Martin’s comments came amid increasing concern over a deepening planning performance crisis at English local authorities, with recent official figures showing the proportion of applications determined on time had fallen to its lowest level for five years.
However, Martin said he was not attempting to use planning to excuse the firm’s numbers. “I wouldn’t want to overplay those [planning issues] until we have got in and really got to the bottom [of it]. Because at the end of the day, if it’s planning, we should have built that into our plans. We should not be overly optimistic in our planning.”
He added that he would “bitterly regret” if the firm’s longer term financial targets had to be reduced in light of the poor trading. In November Countryside set out a plan to increase the return on capital employed by the company to above 40%, after which it would grow revenues by 10-15% a year.
Martin said that while supply chain issues, including the collapse of a key groundworks subcontractor, had impacted on the business, “I don’t think that in isolation is the reason for us being behind” on its performance.
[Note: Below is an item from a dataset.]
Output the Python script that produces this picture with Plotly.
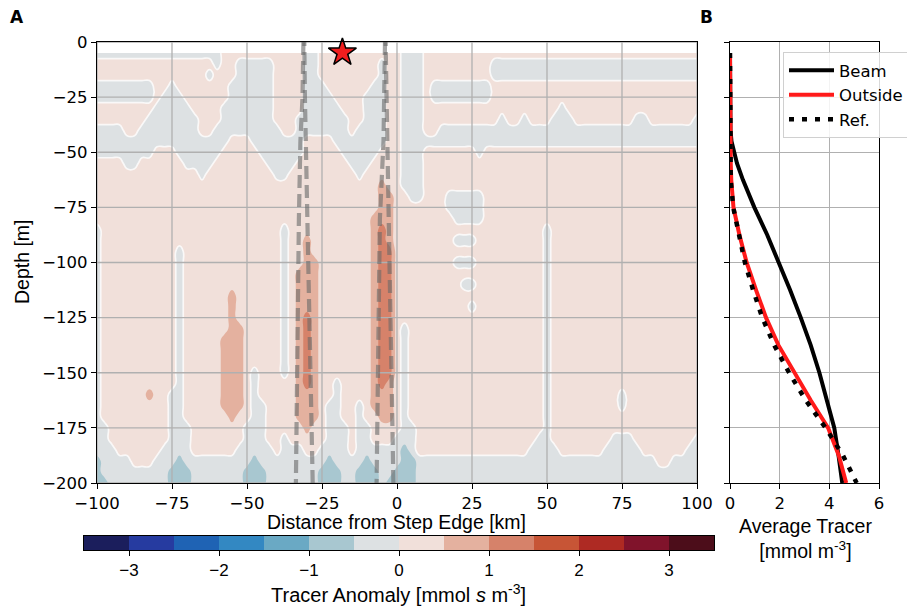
import numpy as np
import plotly.graph_objects as go

W, H = 907, 609

# ---------------- Panel A: tracer anomaly field ----------------
dist_km = [float(v) for v in np.arange(-100, 100.01, 2.5)]      # 81 columns
depth_m = [float(v) for v in np.arange(-5, -200.01, -5)]        # 40 rows
# band codes: b=-1..-0.5, g=-0.5..0, p=0..0.5, q=0.5..1, r=1..1.5  (value = band middle)
level_code = {"b": -0.75, "g": -0.25, "p": 0.25, "q": 0.75, "r": 1.25}
anomaly_rows = [
    "gggggggggg gggggggppp ppppppppgg pppppppppp pgggpppppp pppppppppp pppppppppp pppppppppp p",  # -5
    "pppppppppp ppppppgppg ggggppppgg ppppppppgp pgggpppppp pppggggggg gggggggggg gggggggggg g",  # -10
    "pppppppppp pppppgpppg ggggppppgg ppppppppgp pgggpppppp pppggggggg gggggggggg gggggggggg g",  # -15
    "ggggggggpp gpppppppgg ggggppppgg gppppppggp pgggpggggg gggppppppp pppppppppp pppppppppp p",  # -20
    "ggggggggpg ggppppppgg ggggppppgg ggppppgggp pgggpggggg gggppppppp pppppppppp pppppppppp p",  # -25
    "ppppppppgg gggppppggg ggggppppgg gggpppgggp pgggpppppp pppppppppp ppgppppppp pppppppppp p",  # -30
    "pppppppggg ggggpppggg ggggpppggg ggggppgggp pgggpppppp ppppgppgpp pgggpppppp ppggpppppp g",  # -35
    "ggggppgggg ggggppgggg gggggppggg ggggpggggp pgggppgggg gggggggggg gggggggggg gggggggggg g",  # -40
    "gggggggggg ggggggggpp pgggggggpp ppgggggggp pggggggggg gggggggggg gggggggggg gggggggggg g",  # -45
    "ggggggggpp pggggggppp ppggggggpp pppgggggpp pgggpppppp pgpppppppp pppppppppp pppppppppp p",  # -50
    "ppppggpppp ppggggpppp pppggggppp ppppgggppp pgggpppppp pppppppppp pppppppppp pppppppppp p",  # -55
    "pppppppppp ppppgppppp ppppggpppp pppppgpppp pgggpppppp pppppppppp pppppppppp pppppppppp p",  # -60
    "pppppppppp pppppppppp pppppppppp ppppppppqp pgggpppppp pppppppppp pppppppppp pppppppppp p",  # -65
    "pppppppppp pppppppppp pppppppppp ppppppppqq ppggpppggg ggpppppppp pppppppppp pppppppppp p",  # -70
    "pppppppppp pppppppppp pppppppppp ppppppppqq pppppppggg ggpppppppp pppppppppp pppppppppp p",  # -75
    "pppppppppp pppppppppp pppppppppp pppppppqqq ppppppppgg ggpppppppp pppppppppp pppppppppp p",  # -80
    "gppppppppp pppppppppp pppppgpppp pppppppqrq pppppppppp pppppppppp gppppppppp pppppppppp p",  # -85
    "gppppppppp pppppppppp pppppgppqp pppppppqrq ppppppppgg gppppppppp gppppppppp pppppppppp p",  # -90
    "gppppppppp pgpppppppp pppppgppqp pppppppqrr pppppppppp pppppppppp gppppppppp pppppppppp p",  # -95
    "gppppppppp pgpppppppp pppppgppqq pppppppqrr ppppppppgg gppppppppp gppppppppp pppppppppp p",  # -100
    "gppppppppp pgpppppppp pppppgpqqq pppppppqrr pppppppppp pppppppppp gppppppppp pppppppppp p",  # -105
    "gppppppppp pgpppppppp pppppgpqqq pppppppqrr pppppppppg gppppppppp gppppppppp pppppppppp p",  # -110
    "gppppppppp pgppppppqp pppppgpqqq pppppppqrr pppppppppp pppppppppp gppppppppp pppppppppp p",  # -115
    "gppppppppp pgppppppqp pppppgpqqq pppppppqrr pppppppppp gppppppppp gppppppppp pppppppppp p",  # -120
    "gppppppppp pgppppppqp pppppgpqrq pppppppqrr pppppppppp pppppppppp gppppppppp pppppppppp p",  # -125
    "gppppppppp pgppppppqq pppppgpqrq pppppppqrr pgpppppppp pppppppppp gppppppppp pppppppppp p",  # -130
    "gppppppppp pgpppppqqq pppppgpqrq pppppppqrr pgpppppppp pppppppppp gppppppppp pppppppppp p",  # -135
    "gppppppppp pgpppppqqq pppppgpqrq pppppppqrr pgpppppppp pppppppppp gppppppppp pppppppppp p",  # -140
    "gppppppppp pgpppppqqq pppppgpqrq pppppppqrr pgpppppppp pppppppppp gppppppppp pppppppppp p",  # -145
    "gppppppppp pgpppppqqq pgpppgpqrq pppppppqrr pgpppppppp pppppppppp gppppppppp pppppppppp p",  # -150
    "gppppppppp pgpppppqqq pgpppppqrq ppgppppqrq pgpppppppp pppppppppp gppppppppp pppppppppp p",  # -155
    "gppppppqpp ggpppppqqq pgpppppqqq ppgppppqqq pgpppppppp pppppppppp gppppppppp gppppppppp p",  # -160
    "gppppppppp ggpppppqqq pggppppqqq pggppgpqqq pgpppppppp pppppppppp gppppppppp gppppppppp p",  # -165
    "gppppppppp ggppppppqp pggppppqqq pggppgppqq pgpppppppp pppppppppp gppppppppp pppppppppp p",  # -170
    "ggpppppppp gggppppppp gggpppppqp pgggpggppp pggppppppp pppppppppp gppppppppp pppppppppp p",  # -175
    "ggpppppppp gggppppppp gggppgpppp pgggpggppp gggppppppp pppppppppg gppppppppg ggpppppppp g",  # -180
    "gggppppppg gggppppppg ggggpgggpp ggggpggggg gbgppppppp ppppppppgg ggppppppgg gggppppppg g",  # -185
    "bggggpppgg gbgggggggg gbgggggggg gbggggbggg gbbggggggg gggggggggg gggggggggg gggggppggg g",  # -190
    "bggggggggg bbbggggggg bbbggggggg bbbggbbbgg bbbggggggg gggggggggg gggggggggg gggggggggg g",  # -195
    "bbgggggggg bbbggggggg bbbggggggg bbbggbbbgb bbbggggggg gggggggggg gggggggggg gggggggggg g",  # -200
]
anomaly = []
for row in anomaly_rows:
    vals = [level_code[c] for c in row.replace(" ", "")]
    vals = (vals + [vals[-1]] * 81)[:81]
    anomaly.append(vals)

# colour bands of the colour bar (-3.5 .. 3.5, step 0.5)
band_colors = ["#1b1e5c", "#263ba0", "#1f63b4", "#3388c2", "#6aa9c4", "#a8c7d0", "#dde1e3",
               "#f1e0da", "#e4b19f", "#d6826a", "#c75536", "#ae2a23", "#80132b", "#4c0d1a"]
cbar_centers = [-3.25, -2.75, -2.25, -1.75, -1.25, -0.75, -0.25,
                0.25, 0.75, 1.25, 1.75, 2.25, 2.75, 3.25]
cbar_ticks = [-3, -2, -1, 0, 1, 2, 3]

# beam edges (grey dashed lines)
beam_depth = [0, -25, -45, -80, -140, -200]
beam1_left = [-31.2, -31.5, -32.2, -32.7, -33.2, -33.7]
beam1_right = [-30.9, -30.7, -30.4, -29.6, -28.9, -28.1]
beam2_left = [-4.0, -4.2, -4.5, -5.7, -6.3, -6.8]
beam2_right = [-3.8, -3.6, -3.4, -2.9, -2.0, -1.2]
star_x, star_depth = [-18.2], [-4.8]

x_ticks = [-100, -75, -50, -25, 0, 25, 50, 75, 100]
depth_ticks = [0, -25, -50, -75, -100, -125, -150, -175, -200]

# ---------------- Panel B: average tracer profiles ----------------
prof_depth = [-5, -30, -40, -45, -50, -55, -62.5, -75, -87.5, -100, -112.5, -125,
              -137.5, -150, -162.5, -175, -187.5, -200]
beam_prof = [0, 0, 0.02, 0.06, 0.15, 0.28, 0.52, 0.98, 1.5, 1.98, 2.42, 2.85,
             3.25, 3.6, 3.92, 4.2, 4.37, 4.52]
outside_prof = [0, 0, 0, 0.01, 0.02, 0.03, 0.05, 0.14, 0.38, 0.67, 1.05, 1.45,
                1.95, 2.58, 3.25, 3.95, 4.38, 4.68]
ref_prof = [0, 0, 0, 0, 0.01, 0.01, 0.03, 0.13, 0.35, 0.6, 0.93, 1.3,
            1.78, 2.38, 3.05, 3.85, 4.55, 5.1]
tracer_ticks = [0, 2, 4, 6]


def fmt(v):
    return ("\u2212" + str(abs(v))) if v < 0 else str(v)


def px_x(p):
    return p / W


def px_y(p):
    return 1 - p / H


step_scale = []
n = len(band_colors)
for k, c in enumerate(band_colors):
    step_scale.append([k / n, c])
    step_scale.append([(k + 1) / n, c])

TICKF = dict(family="DejaVu Sans", size=16.5, color="black")
LABF = dict(family="Liberation Sans, Arial", size=19.5, color="black")
GRID = "#b0b0b0"

fig = go.Figure()

# filled contour
fig.add_trace(go.Contour(
    x=dist_km, y=depth_m, z=anomaly, colorscale=step_scale, autocontour=False,
    contours=dict(start=-3, end=3, size=0.5, coloring="fill", showlines=False),
    line=dict(width=0, smoothing=1.3), showscale=False, hoverinfo="skip", showlegend=False,
    xaxis="x", yaxis="y"))
# zero contour in white
fig.add_trace(go.Contour(
    x=dist_km, y=depth_m, z=anomaly, autocontour=False,
    contours=dict(start=0, end=0.25, size=1, coloring="none"),
    line=dict(color="rgba(255,255,255,0.78)", width=1.7, smoothing=1.3),
    showscale=False, hoverinfo="skip", showlegend=False, xaxis="x", yaxis="y"))

# grid lines of panel A drawn above the field
gx, gy = [], []
for t in x_ticks:
    gx += [t, t, None]
    gy += [depth_ticks[-1], depth_ticks[0], None]
for t in depth_ticks:
    gx += [x_ticks[0], x_ticks[-1], None]
    gy += [t, t, None]
fig.add_trace(go.Scatter(x=gx, y=gy, mode="lines", line=dict(color=GRID, width=1.3),
                         hoverinfo="skip", showlegend=False, xaxis="x", yaxis="y"))

# beam edges
beam_style = dict(color="rgba(105,105,105,0.6)", width=4.2, dash="13px,6px")
for bx, down in [(beam1_left, True), (beam1_right, False), (beam2_left, True), (beam2_right, False)]:
    xs = bx if down else bx[::-1]
    ys = beam_depth if down else beam_depth[::-1]
    fig.add_trace(go.Scatter(x=xs, y=ys, mode="lines", line=beam_style, hoverinfo="skip",
                             showlegend=False, cliponaxis=False, xaxis="x", yaxis="y"))

fig.add_trace(go.Scatter(x=star_x, y=star_depth, mode="markers",
                         marker=dict(symbol="star", size=21, color="#f01e1e",
                                     line=dict(color="black", width=1.5)),
                         cliponaxis=False, showlegend=False, hoverinfo="skip",
                         xaxis="x", yaxis="y"))

# panel B
fig.add_trace(go.Scatter(x=beam_prof, y=prof_depth, mode="lines", name="Beam",
                         line=dict(color="black", width=4), xaxis="x2", yaxis="y2"))
fig.add_trace(go.Scatter(x=outside_prof, y=prof_depth, mode="lines", name="Outside",
                         line=dict(color="#ff1a1a", width=4), xaxis="x2", yaxis="y2"))
fig.add_trace(go.Scatter(x=ref_prof, y=prof_depth, mode="lines", name="Ref.",
                         line=dict(color="black", width=4.5, dash="5px,8px"),
                         xaxis="x2", yaxis="y2"))

# colour bar as a heatmap strip
fig.add_trace(go.Heatmap(x=cbar_centers, y=[0], z=[cbar_centers], colorscale=step_scale,
                         zmin=-3.5, zmax=3.5, showscale=False, hoverinfo="skip",
                         showlegend=False, xaxis="x3", yaxis="y3"))

axis_common = dict(showline=True, linecolor="black", linewidth=1.2, mirror=True,
                   ticks="outside", ticklen=5, tickwidth=1.2, tickcolor="black",
                   zeroline=False, tickfont=TICKF)

fig.update_layout(
    width=W, height=H, margin=dict(l=0, r=0, t=0, b=0, autoexpand=False),
    paper_bgcolor="white", plot_bgcolor="white",
    xaxis=dict(domain=[px_x(97), px_x(697)], range=[-100, 100], tickvals=x_ticks,
               ticktext=[fmt(v) for v in x_ticks], showgrid=False, anchor="y", **axis_common),
    yaxis=dict(domain=[px_y(483), px_y(42)], range=[-200, 0], tickvals=depth_ticks,
               ticktext=[fmt(v) for v in depth_ticks], showgrid=False, anchor="x", **axis_common),
    xaxis2=dict(domain=[px_x(730), px_x(879)], range=[0, 6], tickvals=tracer_ticks,
                ticktext=[fmt(v) for v in tracer_ticks], showgrid=True, gridcolor=GRID,
                gridwidth=1.3, anchor="y2", **axis_common),
    yaxis2=dict(domain=[px_y(483), px_y(42)], range=[-200, 0], tickvals=depth_ticks,
                showticklabels=False, showgrid=True, gridcolor=GRID, gridwidth=1.3,
                anchor="x2", **axis_common),
    xaxis3=dict(domain=[px_x(84), px_x(714)], range=[-3.5, 3.5], tickvals=cbar_ticks,
                ticktext=[fmt(v) for v in cbar_ticks], showgrid=False, anchor="y3",
                showline=True, linecolor="black", linewidth=1, mirror=True,
                ticks="outside", ticklen=5, tickwidth=1, tickcolor="black", zeroline=False,
                tickfont=dict(family="Liberation Sans, Arial", size=17, color="black")),
    yaxis3=dict(domain=[px_y(550), px_y(536)], range=[-0.5, 0.5], showticklabels=False,
                ticks="", showgrid=False, zeroline=False, anchor="x3",
                showline=True, linecolor="black", linewidth=1, mirror=True),
    legend=dict(x=px_x(783), y=px_y(52), xanchor="left", yanchor="top",
                bgcolor="rgba(255,255,255,0.85)", bordercolor="#d0d0d0", borderwidth=1,
                font=dict(family="DejaVu Sans", size=16.5, color="black"),
                itemwidth=45, tracegroupgap=0),
    showlegend=True,
)

ann = [
    dict(text="<b>A</b>", x=px_x(17), y=px_y(17),
         font=dict(family="DejaVu Sans", size=17, color="black")),
    dict(text="<b>B</b>", x=px_x(706), y=px_y(17),
         font=dict(family="DejaVu Sans", size=17, color="black")),
    dict(text="Depth [m]", x=px_x(22), y=px_y(262), textangle=-90, font=LABF),
    dict(text="Distance from Step Edge [km]", x=px_x(396), y=px_y(522), font=LABF),
    dict(text="Average Tracer<br>[mmol m<sup>-3</sup>]", x=px_x(805), y=px_y(538), font=LABF),
    dict(text="Tracer Anomaly [mmol <i>s</i> m<sup>-3</sup>]", x=px_x(398), y=px_y(593),
         font=dict(family="Liberation Sans, Arial", size=20, color="black")),
]
for a in ann:
    fig.add_annotation(xref="paper", yref="paper", showarrow=False, xanchor="center",
                       yanchor="middle", **a)

fig.write_html("out.html", post_script="document.body.style.margin='0px';",
               config={"displayModeBar": False})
He said there were “a number of sites on which there are a number of issues”, including two where a groundworks firms had gone bust, but that overall the issue was “less than you would expect given the sort of newspaper headlines [on supply chain problems]”.
“There are there are a number of areas where we’ve had specific problems, but I do think they are specific rather than sort of incredibly broadly based”.
Martin said that the decision for McPherson to resign was taken at a board meeting on Wednesday after an update on the performance of the business. He said he will now review with the executive team each development to make sure they are either on track or have a plan to put them on track.
“We’re not guiding to any other numbers at the moment, that would be premature,” he said. ”We will update you when we have a better view when we have completed that review.”
He added that “the [executive] team remain positive about delivering [expected financial performance] this financial year. Of course, in my new interim role […] I want to go and make sure that I poke and prod and all the things that you would expect in order to confirm that for myself first.”
Martin said he was also looking to work out whether Countryside had been too ambitious in what it could achieve.
“Have we been too ambitious in setting the pace with which we want to grow, the pace of which we want to invest in, for example, the new region, at the same time as doing the investment in modular manufacturing, at the same time as dealing with some of the historical problems? Possibly,” he said.
Cenkos analyst Kevin Cammack said it still was “not clear why the numbers have reversed” but that there were no issues with the market or demand.
“Iain McPherson is paying the price for a period of poor trading and perhaps, having seen the group through the defining strategy change, it was felt a new leadership would make the execution of that strategy easier,” Cammack said.